‘Super-regulars’: Inside the special treatment exclusively for frequent diners

Cumming: Super-regulars are the customers who will go to a restaurant dozens if not hundreds of times
Cumming: Super-regulars are the customers who will go to a restaurant dozens if not hundreds of times - Getty

It is an axiom of eating out that the best restaurants are the ones you go to most often. If the restaurant is any good, whatever you might lose in variety, you make up for in preferential treatment: better tables, more attentive service, free drinks and dishes from the kitchen.

Some diners take this to extremes. If restaurants are fond of their regulars, they adore their super-regulars. These are the customers who will go to a restaurant again and again, dozens if not hundreds of times.

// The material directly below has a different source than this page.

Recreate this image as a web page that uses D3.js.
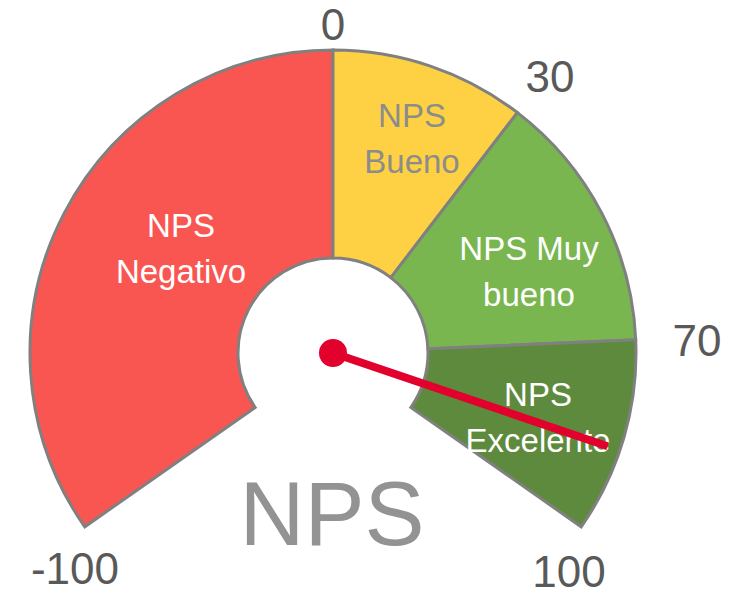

They will know the staff as well as they know their own family and be so familiar with the menu they could recite it on command. And these aren’t end-of-the-road cafés where you might expect regular business, but true destinations.

‘There are a couple of levels of regulars,’ says Will Beckett, co-founder of the steak group Hawksmoor. ‘Super-regulars are a tiny percentage of your customers, but not necessarily a tiny percentage of your revenue. We refer to them as a family, those people who come in all the time.

‘All of our restaurants will have between five and 30 people who they know by name. They know their family, the customer will have had everything and know everything inside out. The teams will go out of their way to be nice to them, and the customers will go out of their way to be nice to the staff.’

They also keep staff on their toes when it comes to the menu: as they will naturally try everything, you must ensure that even the less frequently ordered items are up to scratch.

Each Hawskmoor restaurant has between five and 30 regulars known by name, says the group's founder
Each Hawskmoor restaurant has between five and 30 regulars known by name, says the group's founder - Getty

One Hawksmoor diehard is Professor Dominic Regan, a lawyer. ‘I would say that, over a year, I go at least once a fortnight,’ he explains, a number all the more impressive considering he lives in Bristol and his nearest Hawksmoor restaurant is in London. ‘Being a regular pays a big dividend.’

He doesn’t have a steak every time, he adds. He mixes it up with fish and vegetables. ‘Once they had taken a beetroot salad off [the menu]. I mentioned it and the next time I went, it was back on. Another time I’d had a horrible journey down from Manchester. When I got to reception, they came down with a glass of Champagne on the house and said, “I think you need this.”’

If the professor’s Hawksmoor habit sounds expensive, it is positively cheap compared to some. For most diners, a trip to Moor Hall, Mark Birchall’s two-Michelin-star restaurant in Ormskirk, Lancashire, where dinner – a tasting menu – costs £225 before drinks, would be a rare treat.

Not for one of Birchall’s super-regulars, who has made around 60 trips to Moor Hall and the same again for The Barn, which is its more accessible à la carte sister restaurant. Birchall estimates the customer has spent well over £40,000 in total.

‘It’s lovely,’ he says. ‘They are the real VIPs, the people who come back. You spend an extra few minutes talking to them. He has become a good friend.’

For Will Beckett, as for other restaurateurs, the vital question is how to elevate your customers to this hallowed status. ‘The assumption is that if someone turns up often enough, you start treating them like a regular. In fact, it’s the other way around. When you start treating them like a regular, then they start turning up more often.’